A High-Frequency SSVEP BCI System for Natural Interaction
This project comes from an actual research project Contextual Computing Group. The core of the work involves designing and optimizing an 8-channel, 500Hz dry-electrode BCI system, utilizing a steady-state visual evoked potential (SSVEP) paradigm for real-time multi-class classification and control.
1. Platform Building
The experimental system was built on an 8-channel OpenBCI board, with data transmitted via WebSocket. To address the insufficient temporal resolution of the original OpenBCI system, the timestamp recording method was redesigned using an Arduino. Additionally, after data acquisition on the server, spline interpolation was applied for resampling to ensure uniform data spacing.
2. Algorithm Optimazition
We attempted to establish an event classification mechanism using EEG band-specific energy, EEG signal-to-noise ratio (SNR), and low-frequency energy. Through small-scale data collection and offline experiments, we determined the trigger thresholds, achieving a seated posture recognition accuracy of 85% with a latency under 5 seconds, and a standing posture recognition accuracy of 75% with a latency under 10 seconds.
3. Small-scale Data Acquisition
We conducted a small-scale data acquisition study with five participants to optimize the classification algorithm, testing both seated and standing postures.

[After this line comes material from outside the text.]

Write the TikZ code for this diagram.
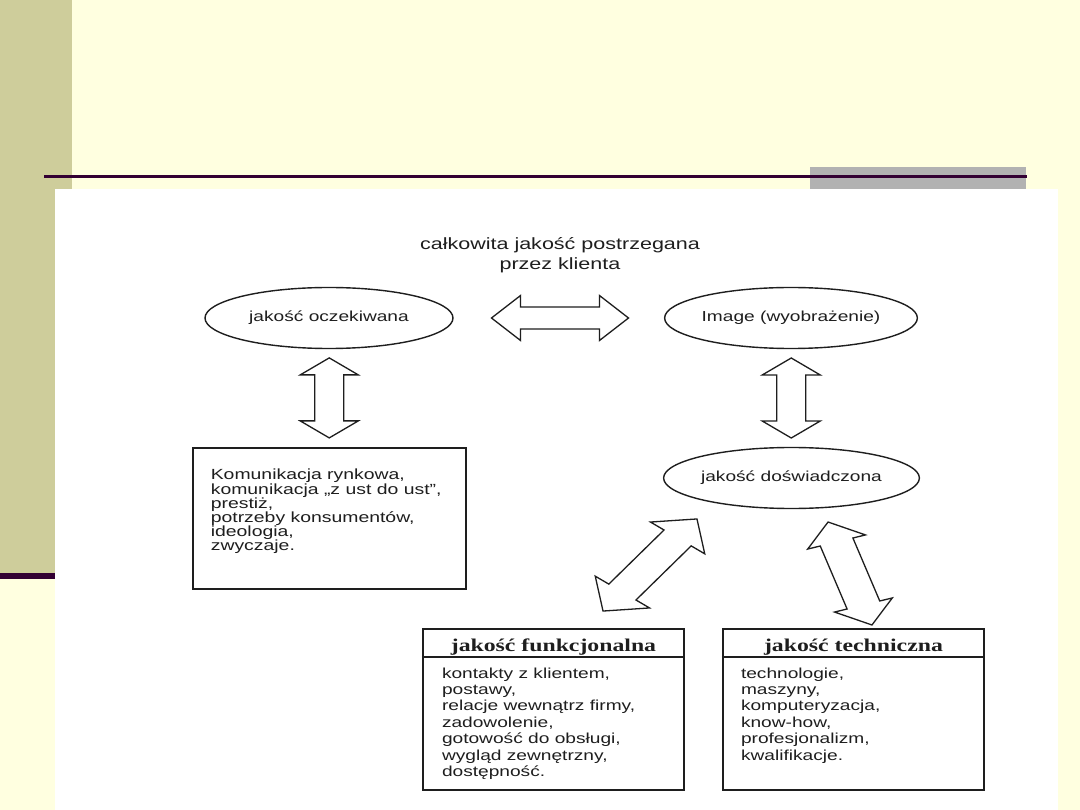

We found that the duration of data collection, reflecting participants' levels of concentration, influenced the distribution of trigger thresholds.
Main Contributions:
1. Developed a Python-based WebSocket Server/Client system integrating Arduino-controlled visual stimulation with real-time EEG acquisition, classification, and feedback via OpenBCI, achieving low-latency predictive output within 4 seconds;
2. Applied filtering and resampling to real-time 8-channel SSVEP signals, constructing 4-second FFT windows with 1/8 rolling step size, supporting a minimum 5Hz classification interval. Achieved real-time classification accuracies of 75% for standing posture with an average latency of 10s, and 85% for seated posture with an average latency of 5s.